The transition away from “proof” armour that could stop musket balls, was driven by the physics making it easier to increase the power of muskets, but armour ran into weight limits of what could be worn even by fit, trained, professional soldiers.The problem is that if you just boost the raw damage of firearms, to ensure they penetrate armour, then in any situation where the PCs are not wearing armour, a hit from a firearm will kill them in one shot.

Keeping things simple, I am going to consider only three weapons across three game systems: Basic Roleplaying (BRP), Mythras Firearms Supplement (Mythras), and Clockwork and Chivalry (C&C). The weapons of comparison are the rapier, the flintlock pistol, and the flintlock musket.
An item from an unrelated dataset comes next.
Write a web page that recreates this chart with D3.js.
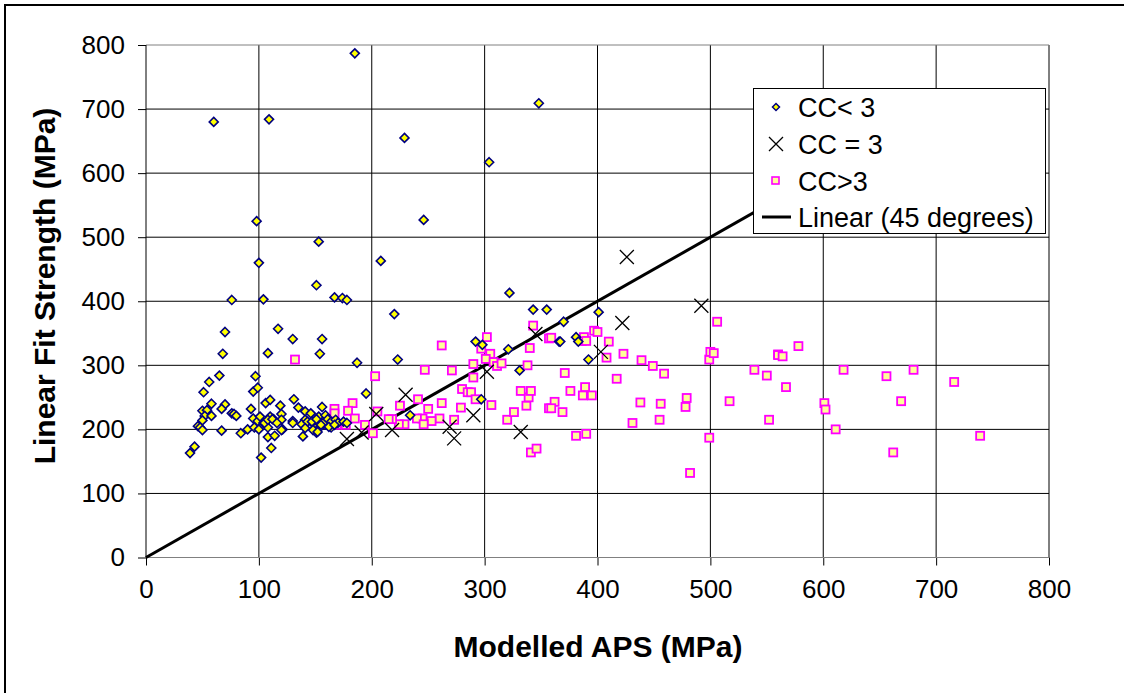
<!DOCTYPE html>
<html>
<head>
<meta charset="utf-8">
<title>Linear Fit Strength vs Modelled APS</title>
<style>
	body { margin: 0; background: #fff; }
	svg { display: block; font-family: "Liberation Sans", Arial, sans-serif; }
	.axis text { font-size: 26px; fill: #000; }
	.axis path { display: none; }
	.axis line { stroke: #000; }
	.title { font-size: 30px; font-weight: bold; }
	.legend text { font-size: 27px; }
</style>
<script src="https://cdn.jsdelivr.net/npm/d3@7"></script>
</head>
<body>
<script>
// CC < 3 (diamonds)
var ccLess3 = [
	[185,787],[348,709],[60,680],[109,684],[229,655],[304,617],[98,525],[246,527],
	[153,493],[100,460],[208,463],[151,425],[76,402],[104,403],[167,406],[174,405],
	[178,402],[322,413],[343,387],[355,387],[370,368],[70,352],[117,357],[220,380],
	[130,341],[156,341],[292,337],[366,337],[381,344],[68,318],[108,319],[154,318],
	[187,304],[223,309],[56,274],[65,284],[97,283],[51,258],[95,259],[99,265],
	[195,256],[58,240],[70,239],[67,232],[106,241],[110,246],[131,247],[119,237],
	[135,234],[93,232],[156,235],[50,229],[54,230],[76,225],[78,224],[80,221],
	[52,221],[58,221],[50,214],[95,217],[99,213],[110,220],[113,216],[120,224],
	[120,215],[130,213],[141,228],[146,225],[141,215],[138,208],[148,209],[153,220],
	[159,222],[162,210],[150,202],[154,203],[159,208],[164,203],[151,195],[46,205],
	[48,203],[50,199],[67,198],[84,194],[90,200],[96,203],[100,200],[104,210],
	[108,203],[121,200],[108,188],[114,190],[139,189],[111,171],[102,156],[43,173],
	[39,163],[143,212],[147,212],[151,216],[157,210],[161,216],[164,212],[168,215],
	[170,210],[175,212],[178,210],[155,207],[148,199],[152,196],[162,204],[167,207],
	[141,202],[130,210],[120,199],[105,210],[108,215],[112,216],[116,210],[101,220],
	[298,332],[321,325],[331,292],[297,247],[234,222],[401,383],[367,337],[383,337],
	[392,309]
];
// CC = 3 (crosses)
var ccEq3 = [
	[178,185],[191,195],[204,224],[218,199],[230,254],[269,204],[273,186],[290,222],
	[302,290],[332,196],[345,349],[403,321],[422,366],[426,469],[492,393]
];
// CC > 3 (squares)
var ccMore3 = [
	[262,331],[302,344],[297,326],[305,318],[301,310],[308,305],[311,299],[315,303],
	[290,302],[290,281],[247,293],[271,292],[203,283],[280,263],[285,258],[288,258],
	[292,247],[306,238],[241,247],[262,241],[250,232],[225,237],[279,234],[273,215],
	[260,217],[253,213],[245,217],[240,217],[246,208],[229,208],[224,208],[218,216],
	[215,216],[205,228],[194,207],[201,194],[183,241],[179,229],[185,217],[167,232],
	[169,207],[177,207],[167,225],[132,309],[320,215],[326,227],[337,237],[339,250],
	[332,260],[341,260],[338,300],[340,327],[343,362],[357,342],[341,164],[346,170],
	[357,233],[359,343],[371,288],[386,338],[388,344],[390,338],[397,354],[400,352],
	[410,337],[408,312],[423,318],[439,308],[449,299],[459,287],[417,279],[376,260],
	[389,266],[387,253],[395,253],[362,243],[359,233],[369,227],[381,190],[390,193],
	[438,242],[456,240],[455,215],[431,210],[479,249],[478,235],[482,132],[499,187],
	[517,244],[552,215],[499,309],[500,321],[503,319],[506,368],[539,293],[550,284],
	[560,317],[560,316],[564,314],[578,330],[567,266],[601,241],[602,231],[611,200],
	[618,293],[656,283],[680,293],[669,244],[662,164],[716,274],[739,190]
];
// 45 degree reference line (ends behind the legend)
var lineX = [0, 650];

var xTicks = [0, 100, 200, 300, 400, 500, 600, 700, 800];
var yTicks = [0, 100, 200, 300, 400, 500, 600, 700, 800];

var svg = d3.select("body").append("svg")
	.attr("width", 1124)
	.attr("height", 693);

// outer frame (only left and top edges fall inside the picture)
svg.append("rect")
	.attr("x", 5).attr("y", 5)
	.attr("width", 1200).attr("height", 800)
	.attr("fill", "none").attr("stroke", "#000").attr("stroke-width", 2);

var margin = {top: 45, left: 146},
	width = 903,
	height = 512.5;

var x = d3.scaleLinear().domain([0, 800]).range([0, width]),
	y = d3.scaleLinear().domain([0, 800]).range([height, 0]);

var g = svg.append("g")
	.attr("transform", "translate(" + margin.left + "," + margin.top + ")");

// grid
g.selectAll(".vgrid")
	.data(xTicks.slice(1))
	.enter().append("line")
		.attr("x1", function(d) { return x(d); })
		.attr("x2", function(d) { return x(d); })
		.attr("y1", 0).attr("y2", height)
		.attr("stroke", "#000").attr("stroke-width", 1);

g.selectAll(".hgrid")
	.data(yTicks.slice(1))
	.enter().append("line")
		.attr("x1", 0).attr("x2", width)
		.attr("y1", function(d) { return y(d); })
		.attr("y2", function(d) { return y(d); })
		.attr("stroke", function(d) { return d === 800 ? "#808080" : "#000"; })
		.attr("stroke-width", 1);

// axes
g.append("g")
	.attr("class", "axis")
	.attr("transform", "translate(0," + height + ")")
	.call(d3.axisBottom(x).tickValues(xTicks).tickSize(8).tickPadding(14));

g.append("g")
	.attr("class", "axis")
	.call(d3.axisLeft(y).tickValues(yTicks).tickSize(8).tickPadding(13));

g.append("line")
	.attr("x1", 0).attr("x2", width)
	.attr("y1", height).attr("y2", height)
	.attr("stroke", "#808080");
g.append("line")
	.attr("x1", 0).attr("x2", 0)
	.attr("y1", 0).attr("y2", height)
	.attr("stroke", "#000");

// 45 degree line
g.append("path")
	.datum(lineX)
	.attr("fill", "none")
	.attr("stroke", "#000")
	.attr("stroke-width", 3)
	.attr("d", d3.line()
		.x(function(d) { return x(d); })
		.y(function(d) { return y(d); }));

var diamond = "M0,-4.5L4.5,0L0,4.5L-4.5,0Z";
var cross = "M-7,-7L7,7M-7,7L7,-7";

g.selectAll(".sq")
	.data(ccMore3)
	.enter().append("rect")
		.attr("x", function(d) { return x(d[0]) - 4; })
		.attr("y", function(d) { return y(d[1]) - 4; })
		.attr("width", 8).attr("height", 8)
		.attr("fill", "#ffff99")
		.attr("stroke", "#ff00ff").attr("stroke-width", 1.8);

g.selectAll(".cr")
	.data(ccEq3)
	.enter().append("path")
		.attr("transform", function(d) { return "translate(" + x(d[0]) + "," + y(d[1]) + ")"; })
		.attr("d", cross)
		.attr("stroke", "#000").attr("stroke-width", 1.3).attr("fill", "none");

g.selectAll(".dm")
	.data(ccLess3)
	.enter().append("path")
		.attr("transform", function(d) { return "translate(" + x(d[0]) + "," + y(d[1]) + ")"; })
		.attr("d", diamond)
		.attr("fill", "#ffff00")
		.attr("stroke", "#000080").attr("stroke-width", 1.6);

// axis titles
svg.append("text")
	.attr("class", "title")
	.attr("x", 598).attr("y", 657)
	.attr("text-anchor", "middle")
	.text("Modelled APS (MPa)");

svg.append("text")
	.attr("class", "title")
	.attr("transform", "translate(55,286) rotate(-90)")
	.attr("text-anchor", "middle")
	.text("Linear Fit Strength (MPa)");

// legend
var legend = svg.append("g").attr("class", "legend");
legend.append("rect")
	.attr("x", 753.5).attr("y", 88.5)
	.attr("width", 292).attr("height", 145)
	.attr("fill", "#fff").attr("stroke", "#000");

var items = ["CC< 3", "CC = 3", "CC>3", "Linear (45 degrees)"];
var rowY = [107, 144, 181, 217];

legend.selectAll(".lt")
	.data(items)
	.enter().append("text")
		.attr("x", 798)
		.attr("y", function(d, i) { return rowY[i]; })
		.attr("dy", "0.36em")
		.text(function(d) { return d; });

legend.append("path")
	.attr("transform", "translate(776," + rowY[0] + ")")
	.attr("d", "M0,-3.5L3.5,0L0,3.5L-3.5,0Z")
	.attr("fill", "#ffff00").attr("stroke", "#000080").attr("stroke-width", 1.5);
legend.append("path")
	.attr("transform", "translate(776," + rowY[1] + ")")
	.attr("d", cross)
	.attr("stroke", "#000").attr("stroke-width", 1.3);
legend.append("rect")
	.attr("x", 772).attr("y", rowY[2] - 4)
	.attr("width", 7).attr("height", 7)
	.attr("fill", "#ffff99").attr("stroke", "#ff00ff").attr("stroke-width", 1.6);
legend.append("line")
	.attr("x1", 762).attr("x2", 791)
	.attr("y1", rowY[3]).attr("y2", rowY[3])
	.attr("stroke", "#000").attr("stroke-width", 3);
</script>
</body>
</html>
Remember that weapon damage interacts with character HP, and armour, so while C&C weapons have more damage dice, C&C characters can fight at negative HP. This is very much an apples to oranges comparison.

Rapier

  • BRP: 1d6+1+damage bonus damage, base skill 15%, 15 HP for parrying, STR 7 DEX 13 minimum to use.
  • Mythras: 1d8 + damage bonus damage, base skill STR+DEX, 5 AP and 8 HP for parrying.
  • C&C: 1d8 + damage bonus damage, STR 7 DEX 13 minimum to use.

Flint Lock Pistol

  • BRP: 1d6+1 damage, base skill of 20%, one attack every 4 rounds, range of 10, STR 7 DEX 5 minimum to use, and malfunctions on 95-00. The value of primitive/ancient armour is halved against firearms (round up).
  • Mythras: 1d8 damage, base skill STR+DEX, four actions to reload (less one with Rapid Reload combat effect, but with a typical PC having three actions you get a faster rate of fire per five second combat round than the other two game systems), range 10/20/50, ignores four points of armour.
  • C&C: 1d6+2 damage, Range 5m, 3 rounds to load, STR 9 DEX 7 minimum to use

Flintlock Dueling Pistol (bonus weapon because C&C has a lot of firearms)
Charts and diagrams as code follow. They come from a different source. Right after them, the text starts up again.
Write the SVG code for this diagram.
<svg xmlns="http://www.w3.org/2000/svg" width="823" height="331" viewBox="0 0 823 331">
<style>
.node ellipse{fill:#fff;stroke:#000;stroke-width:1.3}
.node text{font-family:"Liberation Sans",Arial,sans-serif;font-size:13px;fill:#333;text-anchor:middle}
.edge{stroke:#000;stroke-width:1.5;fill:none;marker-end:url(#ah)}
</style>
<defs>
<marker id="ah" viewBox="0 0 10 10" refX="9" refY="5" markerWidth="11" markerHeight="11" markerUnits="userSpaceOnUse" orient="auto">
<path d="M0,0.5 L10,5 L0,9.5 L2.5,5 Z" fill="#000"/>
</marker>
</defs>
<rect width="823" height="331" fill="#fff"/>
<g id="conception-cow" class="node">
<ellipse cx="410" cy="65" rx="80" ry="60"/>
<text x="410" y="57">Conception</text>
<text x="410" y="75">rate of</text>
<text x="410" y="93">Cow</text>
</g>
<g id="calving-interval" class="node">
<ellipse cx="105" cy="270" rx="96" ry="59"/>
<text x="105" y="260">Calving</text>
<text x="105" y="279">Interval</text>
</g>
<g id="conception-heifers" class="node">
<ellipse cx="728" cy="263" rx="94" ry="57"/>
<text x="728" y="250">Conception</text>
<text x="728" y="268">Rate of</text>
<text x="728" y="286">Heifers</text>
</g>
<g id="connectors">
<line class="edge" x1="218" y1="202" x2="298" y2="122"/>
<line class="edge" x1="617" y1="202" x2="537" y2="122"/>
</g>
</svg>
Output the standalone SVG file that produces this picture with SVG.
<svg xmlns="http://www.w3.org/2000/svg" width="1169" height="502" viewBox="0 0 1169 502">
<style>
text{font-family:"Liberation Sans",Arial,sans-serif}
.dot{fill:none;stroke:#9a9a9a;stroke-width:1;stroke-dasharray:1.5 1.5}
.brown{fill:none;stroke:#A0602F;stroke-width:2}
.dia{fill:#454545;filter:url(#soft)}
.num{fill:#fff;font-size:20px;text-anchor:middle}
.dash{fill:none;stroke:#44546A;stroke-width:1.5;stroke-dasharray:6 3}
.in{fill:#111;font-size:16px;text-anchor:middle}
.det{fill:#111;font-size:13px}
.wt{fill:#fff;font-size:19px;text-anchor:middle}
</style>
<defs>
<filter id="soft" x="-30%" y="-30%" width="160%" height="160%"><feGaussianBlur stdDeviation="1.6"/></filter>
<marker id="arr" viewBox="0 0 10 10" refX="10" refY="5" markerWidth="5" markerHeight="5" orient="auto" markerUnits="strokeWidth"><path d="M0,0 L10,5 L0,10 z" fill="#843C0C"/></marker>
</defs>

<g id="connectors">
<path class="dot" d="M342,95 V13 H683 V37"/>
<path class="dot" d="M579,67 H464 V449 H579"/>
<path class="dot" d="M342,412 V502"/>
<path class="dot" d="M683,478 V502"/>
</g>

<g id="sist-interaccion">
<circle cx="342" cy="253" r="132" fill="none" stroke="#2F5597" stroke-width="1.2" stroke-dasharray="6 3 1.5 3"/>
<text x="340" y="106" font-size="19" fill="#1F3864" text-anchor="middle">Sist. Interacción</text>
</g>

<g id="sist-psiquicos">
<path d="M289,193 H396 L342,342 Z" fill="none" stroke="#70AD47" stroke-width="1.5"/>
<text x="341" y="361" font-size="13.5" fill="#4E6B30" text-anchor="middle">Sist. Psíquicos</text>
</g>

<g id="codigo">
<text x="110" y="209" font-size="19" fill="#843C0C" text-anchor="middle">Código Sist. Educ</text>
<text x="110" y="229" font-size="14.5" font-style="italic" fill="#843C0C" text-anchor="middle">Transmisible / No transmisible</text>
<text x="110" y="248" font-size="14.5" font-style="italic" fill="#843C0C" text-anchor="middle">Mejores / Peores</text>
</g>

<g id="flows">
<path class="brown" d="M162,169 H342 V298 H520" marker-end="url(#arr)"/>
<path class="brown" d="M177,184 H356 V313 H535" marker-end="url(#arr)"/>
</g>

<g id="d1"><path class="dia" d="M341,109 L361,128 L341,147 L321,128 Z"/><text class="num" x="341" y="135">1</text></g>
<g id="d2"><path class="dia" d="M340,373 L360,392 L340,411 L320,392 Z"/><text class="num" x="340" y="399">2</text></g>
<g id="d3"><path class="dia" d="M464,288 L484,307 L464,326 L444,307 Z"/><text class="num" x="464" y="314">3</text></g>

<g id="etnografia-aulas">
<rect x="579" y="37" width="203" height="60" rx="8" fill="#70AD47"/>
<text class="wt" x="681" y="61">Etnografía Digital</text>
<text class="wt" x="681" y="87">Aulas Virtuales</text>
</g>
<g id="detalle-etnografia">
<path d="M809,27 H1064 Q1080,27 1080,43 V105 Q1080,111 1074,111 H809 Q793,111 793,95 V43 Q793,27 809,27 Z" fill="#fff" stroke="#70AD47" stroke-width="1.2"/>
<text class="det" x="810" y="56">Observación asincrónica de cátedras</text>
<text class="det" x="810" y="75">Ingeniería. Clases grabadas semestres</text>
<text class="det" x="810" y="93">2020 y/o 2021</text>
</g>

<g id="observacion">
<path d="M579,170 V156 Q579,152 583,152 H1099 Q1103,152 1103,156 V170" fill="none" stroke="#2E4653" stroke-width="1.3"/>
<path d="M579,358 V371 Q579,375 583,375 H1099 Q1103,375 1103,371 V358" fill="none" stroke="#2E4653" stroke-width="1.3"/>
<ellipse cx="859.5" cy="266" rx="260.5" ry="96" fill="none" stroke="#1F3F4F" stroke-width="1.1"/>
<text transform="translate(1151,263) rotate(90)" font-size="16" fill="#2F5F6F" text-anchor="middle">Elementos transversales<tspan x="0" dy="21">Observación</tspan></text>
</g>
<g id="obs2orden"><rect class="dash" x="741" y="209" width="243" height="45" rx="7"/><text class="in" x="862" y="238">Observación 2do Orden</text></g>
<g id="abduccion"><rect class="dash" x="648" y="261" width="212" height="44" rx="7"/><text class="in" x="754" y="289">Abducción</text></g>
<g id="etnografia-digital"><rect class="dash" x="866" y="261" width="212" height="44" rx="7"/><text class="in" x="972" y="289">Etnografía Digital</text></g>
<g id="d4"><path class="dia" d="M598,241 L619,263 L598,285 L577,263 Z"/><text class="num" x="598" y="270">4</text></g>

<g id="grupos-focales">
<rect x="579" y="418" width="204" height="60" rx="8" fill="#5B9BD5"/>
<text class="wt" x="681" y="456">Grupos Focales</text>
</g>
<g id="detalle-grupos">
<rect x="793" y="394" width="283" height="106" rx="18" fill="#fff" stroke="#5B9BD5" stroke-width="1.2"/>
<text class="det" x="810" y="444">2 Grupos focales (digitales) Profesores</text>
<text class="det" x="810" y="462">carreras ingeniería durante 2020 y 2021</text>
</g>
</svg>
  • C&C: 2d4+1 damage, range 10m, 2 rounds to load, STR 9 DEX 9 minimum to use.

Flintlock Musket

  • BRP: 1d10+4 damage (1d8 as a club), base skill of 25%, one attack every 4 rounds, range of 60, STR 9 DEX 5 minimum to use, and malfunctions on 95-00. The value of primitive/ancient armour is halved against firearms (round up).
  • Mythras: 1d10 damage (2d6 as a club), base skill STR+DEX, four actions to reload (less one with Rapid Reload combat effect, but with a typical PC having three actions you get a faster rate of fire per five second combat round than the other systems here), range 15/100/200, ignores five points of armour.
  • C&C: 2d8+1 damage (d6 as a club), range 30m, 4 rounds to load, STR 11 DEX 9 minimum to use.

The Apples to Oranges Comparison

So let us compare weapons to armour, against typical HP for a normal (average damage) and a special success (maximum damage), in each system. Assumptions include average HP based on CON 11 and SIZ 13, no melee damage modifier. There are no buffs to attack or defence from magic, nor any use of luck mechanics.

Interpreting the box colours: Green (no damage), Yellow (damaged, but no chance of being knocked out of the fight), Orange (some chance of being knocked out of the fight), Red (almost certainly knocked out of the fight).

BRP Assumption: average armour rolls with heavy helmets (+2).
Assumption: first special effect is choose location Arm, which has 4 HP, second effect for a critical success is either Maximize Damage or Bypass Armour.
Assumption: weapons are at normal range for armour penetration (ie armour is halved).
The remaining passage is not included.